L’écrivain rend compte du dilemme existentiel de Taïwan face à la Chine avec ce soliloque fiévreux d’un narrateur échoué dans un petit port de l’île.

Un rapide feuilletage d’Un homme dos à la mer laisse entrevoir sa singularité. Criblé de longs tirets, creusé par de non moins longs espaces entre les mots, bosselé de lettres capitales ici ou là, le troisième livre de Wang Wen-hsing traduit en français peut paraître intimidant. Pourtant, il y a là une manière peu commune de jouer cartes sur table. L’écrivain taïwanais, né en 1939, ne dissimule pas ses expérimentations : la forme du texte ne sert pas de paravent derrière lequel un scientifique fou mélangerait des précipités explosifs, elle est le hublot qui permet d’apercevoir les entrailles de ce roman sans pareil.

Ici, le clivage classique entre l’intérieur et l’extérieur se trouble : l’intérieur est l’extérieur. Ce brouillage mérite d’être relevé puisque la grande affaire de Wang Wen-hsing n’est autre que les rapports tourmentés entre le mandarin de Chine et celui de Taïwan – entre la langue des continentaux et celle des exilés.

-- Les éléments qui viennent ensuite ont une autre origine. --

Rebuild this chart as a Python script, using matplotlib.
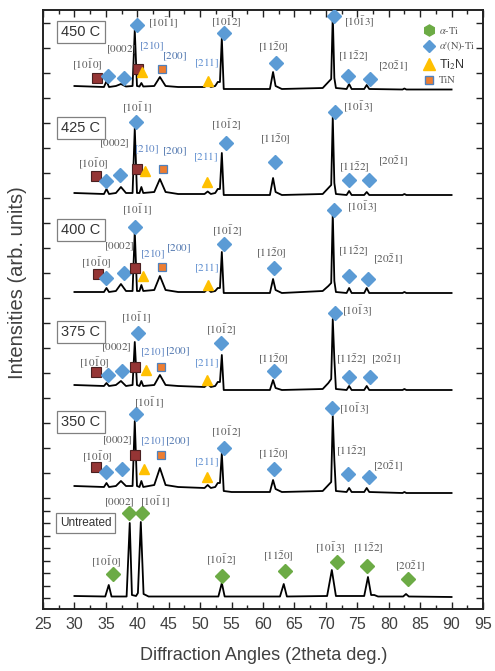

Et malgré ce que pourrait laisser entendre son titre, le roman, dont la première partie a été rédigée entre 1974 et 1979 et la seconde entre 1980 et 1997, ne renvoie pas dos à dos le parler de l’intérieur et celui de l’extérieur ; il les fusionne en une langue sidérante.

« Un homme dos à la mer » (Bei hai de ren), de Wang Wen-hsing, traduit du chinois (Taïwan) et préfacé par Camille Loivier, Vagabonde, 392 p., 22 €.